__Objective__: Write the lines out exactly as they stand, from the one containing "Generate a Python" through the one containing "ax.set_ylim(0, 40.17)", and only those. Omit pictures.

__Data in this exercise__:
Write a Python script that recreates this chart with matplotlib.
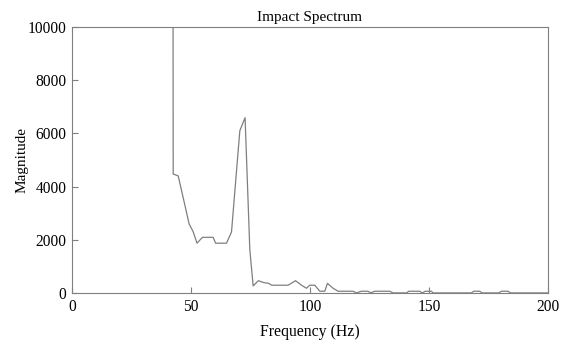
import matplotlib
matplotlib.use("Agg")
import matplotlib.pyplot as plt

plt.rcParams['font.family'] = ['Liberation Serif', 'DejaVu Serif']

freq = [40.5, 42.6, 44.7, 47.0, 49.3, 51.0, 52.6, 54.9, 57.1, 59.4, 60.4, 62.7, 65.0,
        67.1, 70.6, 72.8, 74.8, 76.2, 78.4, 80.6, 82.7, 84.0, 86.3, 88.6, 90.9, 94.0,
        96.5, 98.6, 100.0, 102.1, 104.2, 106.3, 107.4, 109.8, 111.9, 114.0, 116.1, 118.2,
        119.6, 121.7, 124.5, 125.5, 127.3, 129.4, 131.5, 133.6, 135.0, 137.8, 140.6,
        141.6, 143.9, 146.2, 147.2, 148.6, 151.1, 151.8, 155.0, 160.0, 164.0, 167.9,
        168.9, 171.4, 172.4, 176.0, 179.4, 180.5, 183.3, 184.3, 190.0, 195.0, 200.0]
mag = [200000, 4470, 4400, 3500, 2590, 2300, 1870, 2090, 2090, 2090, 1870, 1870, 1870,
       2290, 6100, 6590, 1620, 263, 460, 390, 360, 290, 290, 290, 290, 460,
       290, 175, 290, 290, 63, 63, 360, 175, 63, 63, 63, 63,
       0, 63, 63, 0, 63, 63, 63, 63, 0, 0, 0,
       63, 63, 63, 0, 63, 63, 0, 0, 0, 0, 0,
       63, 63, 0, 0, 0, 63, 63, 0, 0, 0, 0]

fig, ax = plt.subplots(figsize=(5.7, 3.41), dpi=100)
fig.subplots_adjust(left=0.126, right=0.961, top=0.921, bottom=0.141)

ax.plot(freq, mag, color='#7f7f7f', lw=0.9)
ax.set_xlim(0, 200)
ax.set_ylim(0, 10000)
ax.set_xticks([0, 50, 100, 150, 200])
ax.set_yticks([0, 2000, 4000, 6000, 8000, 10000])

for s in ax.spines.values():
    s.set_color('#7f7f7f')
    s.set_linewidth(0.8)
ax.tick_params(direction='in', color='#7f7f7f', labelsize=11.2, length=4)
ax.tick_params(axis='x', pad=4.5)
ax.tick_params(axis='y', pad=4)

ax.set_title('Impact Spectrum', fontsize=11, pad=4)
ax.set_xlabel('Frequency (Hz)', fontsize=11.3, labelpad=6)
ax.set_ylabel('Magnitude', fontsize=11, labelpad=-1)

fig.savefig('out.png', dpi=100)
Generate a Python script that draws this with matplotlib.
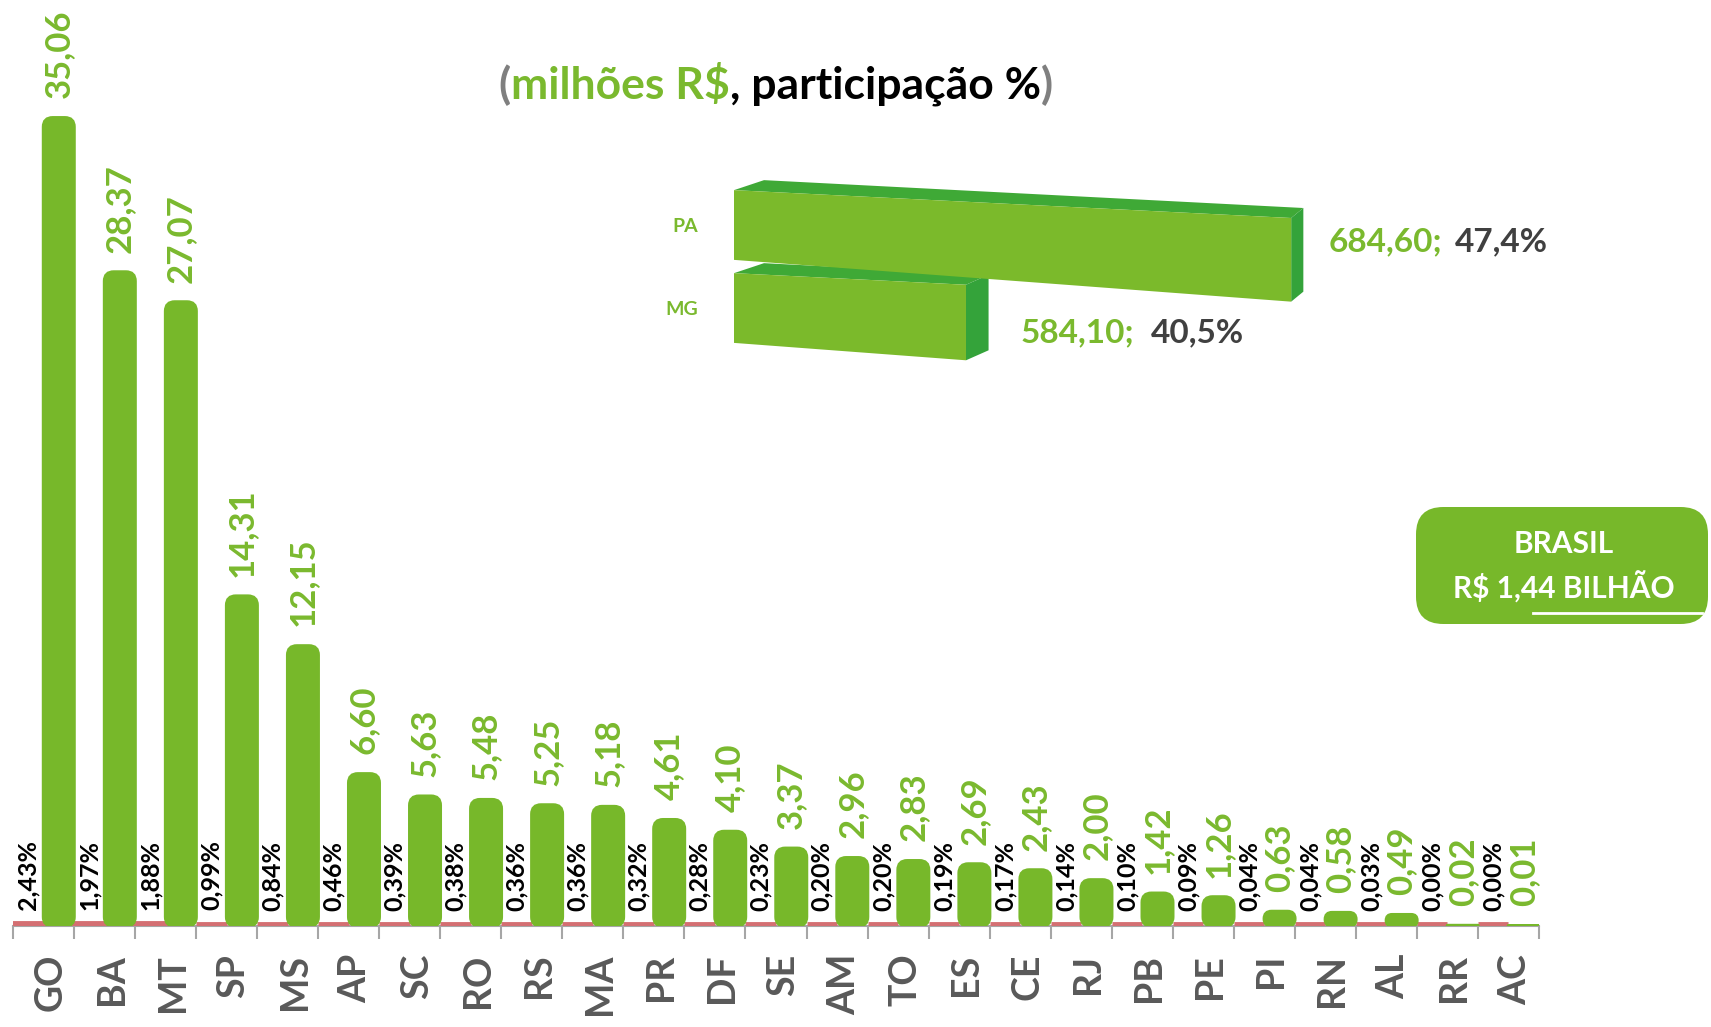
import matplotlib
matplotlib.use("Agg")
import matplotlib.pyplot as plt
import matplotlib.transforms as mtransforms
from matplotlib.patches import FancyBboxPatch, Polygon
from matplotlib.offsetbox import TextArea, HPacker, AnnotationBbox
from matplotlib.lines import Line2D
import numpy as np

# ---------------- data ----------------
states = ["GO", "BA", "MT", "SP", "MS", "AP", "SC", "RO", "RS", "MA", "PR", "DF", "SE",
          "AM", "TO", "ES", "CE", "RJ", "PB", "PE", "PI", "RN", "AL", "RR", "AC"]
values = [35.06, 28.37, 27.07, 14.31, 12.15, 6.60, 5.63, 5.48, 5.25, 5.18, 4.61, 4.10, 3.37,
          2.96, 2.83, 2.69, 2.43, 2.00, 1.42, 1.26, 0.63, 0.58, 0.49, 0.02, 0.01]
shares = [2.43, 1.97, 1.88, 0.99, 0.84, 0.46, 0.39, 0.38, 0.36, 0.36, 0.32, 0.28, 0.23,
          0.20, 0.20, 0.19, 0.17, 0.14, 0.10, 0.09, 0.04, 0.04, 0.03, 0.00, 0.00]
top_states = ["PA", "MG"]
top_values = [684.60, 584.10]
top_shares = [47.4, 40.5]
total_title = "BRASIL"
total_label = "R$ 1,44 BILHÃO"

# ---------------- style ----------------
W, H = 1711, 1027
GREEN = "#77B82A"
GREEN_TXT = "#7AB92E"
RED = "#D46F72"
GRAY_AX = "#A6A6A6"
GRAY_LBL = "#595959"
FONT = "Lato"

plt.rcParams["font.family"] = [FONT, "DejaVu Sans"]


def fmt(v, d=2):
    return f"{v:.{d}f}".replace(".", ",")


fig = plt.figure(figsize=(W / 100, H / 100), dpi=100)
fig.patch.set_facecolor("white")

# ---------------- main chart ----------------
ax = fig.add_axes([13 / W, 101 / H, 1526 / W, 926 / H])
x = np.arange(len(states))
ax.set_xlim(-0.5, len(states) - 0.5)
ax.set_ylim(0, 40.17)

# share series (tiny red bars, drawn as thin strips on the baseline)
red_bars = ax.bar(x - 0.25, np.array(shares) / 100, width=0.5, color=RED, edgecolor=RED,
                  linewidth=3.5, zorder=3)
lift = mtransforms.ScaledTranslation(0, 1.5 / 72, fig.dpi_scale_trans)
for rb in red_bars:
    rb.set_transform(ax.transData + lift)

# value series (green, rounded)
bars = ax.bar(x + 0.25, values, width=0.5, color=GREEN, zorder=3)
aspect = (1526 / 25) / (926 / 40.17)
for rect in bars:
    x0, y0 = rect.get_xy()
    w, h = rect.get_width(), rect.get_height()
    rect.set_visible(False)
    r = min(0.15, w / 2, h / aspect / 2)
    p = FancyBboxPatch((x0, y0), w, h,
                       boxstyle=f"round,pad=0,rounding_size={max(r, 1e-6)}",
                       mutation_aspect=aspect, facecolor=GREEN, edgecolor=GREEN,
                       linewidth=2.5, zorder=3.5)
    ax.add_patch(p)

for i, (v, s) in enumerate(zip(values, shares)):
    ax.annotate(fmt(v), xy=(i + 0.25, v), xytext=(0, 14), textcoords="offset points",
                rotation=90, ha="center", va="bottom", fontsize=25,
                fontweight="bold", color=GREEN_TXT, zorder=4)
    ax.annotate(fmt(s) + "%", xy=(i - 0.25, s / 100), xytext=(0, 11),
                textcoords="offset points", rotation=90, ha="center", va="bottom",
                fontsize=18, fontweight="bold", color="black", zorder=4)

for sp in ["top", "right", "left"]:
    ax.spines[sp].set_visible(False)
ax.spines["bottom"].set_color(GRAY_AX)
ax.spines["bottom"].set_linewidth(1.5)
ax.set_yticks([])
ax.set_xticks(np.arange(-0.5, len(states), 1.0))
ax.set_xticklabels([])
ax.tick_params(axis="x", which="major", length=9, width=1.5, color=GRAY_AX)
ax.set_xticks(x, labels=states, minor=True, rotation=90, fontsize=27,
              fontweight="bold", color=GRAY_LBL)
ax.tick_params(axis="x", which="minor", length=0, pad=20)
shift = mtransforms.ScaledTranslation(5 / 72, 0, fig.dpi_scale_trans)
for t in ax.get_xticklabels(minor=True):
    t.set_transform(t.get_transform() + shift)
ax.set_facecolor("none")

# ---------------- title ----------------
tp = dict(fontsize=32, fontweight="bold", family=FONT)
parts = [TextArea("(", textprops=dict(color="#7F7F7F", **tp)),
         TextArea("milhões R$", textprops=dict(color=GREEN_TXT, **tp)),
         TextArea(", participação %", textprops=dict(color="black", **tp)),
         TextArea(")", textprops=dict(color="#7F7F7F", **tp))]
box = HPacker(children=parts, align="baseline", pad=0, sep=0)
ab = AnnotationBbox(box, (776 / W, 1 - 85 / H), xycoords="figure fraction",
                    box_alignment=(0.5, 0.5), frameon=False, pad=0,
                    annotation_clip=False)
ax.add_artist(ab)

# ---------------- inset 3D-like horizontal bars ----------------
X0 = 512.4
XMAX = 700.0
ax2 = fig.add_axes([734 / W, 1 - 380 / H, (1341 - 734) / W, 220 / H])
ax2.set_xlim(X0, XMAX)
ax2.set_ylim(1.867, -0.783)
ax2.set_facecolor("none")
for sp in ax2.spines.values():
    sp.set_visible(False)
ax2.set_xticks([])
ax2.set_yticks(range(len(top_states)), labels=top_states)
ax2.tick_params(axis="y", length=0, pad=26, labelsize=14, labelcolor=GREEN_TXT)
for t in ax2.get_yticklabels():
    t.set_fontweight("bold")

px_x = (1341 - 734) / (XMAX - X0)   # pixels per x unit
px_y = 220 / 2.65                    # pixels per y unit
a_top = 0.05 * px_x / px_y
a_bot = 0.075 * px_x / px_y
half_h = 0.42
dy = -10 / px_y

FRONT = "#7BBA2B"
TOPC = "#3FA936"
CAP = "#34A33A"


def depth_dx(xv):
    return (30 - 0.032 * (xv - X0) * px_x) / px_x


for i, v in enumerate(top_values):
    tl = (X0, i - half_h)
    tr = (v, i - half_h + a_top * (v - X0))
    br = (v, i + half_h + a_bot * (v - X0))
    bl = (X0, i + half_h)
    btl = (X0 + depth_dx(X0), tl[1] + dy)
    btr = (v + depth_dx(v), tr[1] + dy)
    bbr = (v + depth_dx(v), br[1] + dy)
    ax2.add_patch(Polygon([tl, tr, btr, btl], closed=True, facecolor=TOPC,
                          edgecolor="none", clip_on=False, zorder=2))
    ax2.add_patch(Polygon([tr, btr, bbr, br], closed=True, facecolor=CAP,
                          edgecolor="none", clip_on=False, zorder=2))
    ax2.add_patch(Polygon([tl, tr, br, bl], closed=True, facecolor=FRONT,
                          edgecolor="none", clip_on=False, zorder=3))

label_offsets = [(27, -12), (39, -18)]
label_seps = [9, 12]
lp = dict(fontsize=24, fontweight="bold", family=FONT)
for i, (v, s) in enumerate(zip(top_values, top_shares)):
    hb = HPacker(children=[TextArea(fmt(v) + ";", textprops=dict(color=GREEN_TXT, **lp)),
                           TextArea(fmt(s, 1) + "%", textprops=dict(color="#404040", **lp))],
                 align="baseline", pad=0, sep=label_seps[i])
    ab2 = AnnotationBbox(hb, (v, i), xycoords="data", xybox=label_offsets[i],
                         boxcoords="offset points", box_alignment=(0, 0.5),
                         frameon=False, pad=0, annotation_clip=False)
    ax2.add_artist(ab2)

# ---------------- BRASIL total box ----------------
bx0, by0 = 1416 / W, 1 - 624 / H
bw, bh = 292 / W, 117 / H
fig.patches.append(FancyBboxPatch((bx0, by0), bw, bh,
                                  boxstyle="round,pad=0,rounding_size=0.016",
                                  mutation_aspect=W / H, facecolor=GREEN,
                                  edgecolor="none", transform=fig.transFigure,
                                  figure=fig))
fig.text(1564 / W, 1 - 544 / H, total_title, ha="center", va="center",
         fontsize=21.5, fontweight="bold", color="white")
fig.text(1564 / W, 1 - 587 / H, total_label, ha="center", va="center",
         fontsize=21.5, fontweight="bold", color="white")
fig.add_artist(Line2D([1533 / W, 1702 / W], [1 - 613 / H, 1 - 613 / H],
                      transform=fig.transFigure, color="white", linewidth=2))

fig.savefig("out.png", dpi=100, facecolor="white")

__Output__:
Generate a Python script that draws this with matplotlib.
import matplotlib
matplotlib.use("Agg")
import matplotlib.pyplot as plt
import matplotlib.transforms as mtransforms
from matplotlib.patches import FancyBboxPatch, Polygon
from matplotlib.offsetbox import TextArea, HPacker, AnnotationBbox
from matplotlib.lines import Line2D
import numpy as np

# ---------------- data ----------------
states = ["GO", "BA", "MT", "SP", "MS", "AP", "SC", "RO", "RS", "MA", "PR", "DF", "SE",
          "AM", "TO", "ES", "CE", "RJ", "PB", "PE", "PI", "RN", "AL", "RR", "AC"]
values = [35.06, 28.37, 27.07, 14.31, 12.15, 6.60, 5.63, 5.48, 5.25, 5.18, 4.61, 4.10, 3.37,
          2.96, 2.83, 2.69, 2.43, 2.00, 1.42, 1.26, 0.63, 0.58, 0.49, 0.02, 0.01]
shares = [2.43, 1.97, 1.88, 0.99, 0.84, 0.46, 0.39, 0.38, 0.36, 0.36, 0.32, 0.28, 0.23,
          0.20, 0.20, 0.19, 0.17, 0.14, 0.10, 0.09, 0.04, 0.04, 0.03, 0.00, 0.00]
top_states = ["PA", "MG"]
top_values = [684.60, 584.10]
top_shares = [47.4, 40.5]
total_title = "BRASIL"
total_label = "R$ 1,44 BILHÃO"

# ---------------- style ----------------
W, H = 1711, 1027
GREEN = "#77B82A"
GREEN_TXT = "#7AB92E"
RED = "#D46F72"
GRAY_AX = "#A6A6A6"
GRAY_LBL = "#595959"
FONT = "Lato"

plt.rcParams["font.family"] = [FONT, "DejaVu Sans"]


def fmt(v, d=2):
    return f"{v:.{d}f}".replace(".", ",")


fig = plt.figure(figsize=(W / 100, H / 100), dpi=100)
fig.patch.set_facecolor("white")

# ---------------- main chart ----------------
ax = fig.add_axes([13 / W, 101 / H, 1526 / W, 926 / H])
x = np.arange(len(states))
ax.set_xlim(-0.5, len(states) - 0.5)
ax.set_ylim(0, 40.17)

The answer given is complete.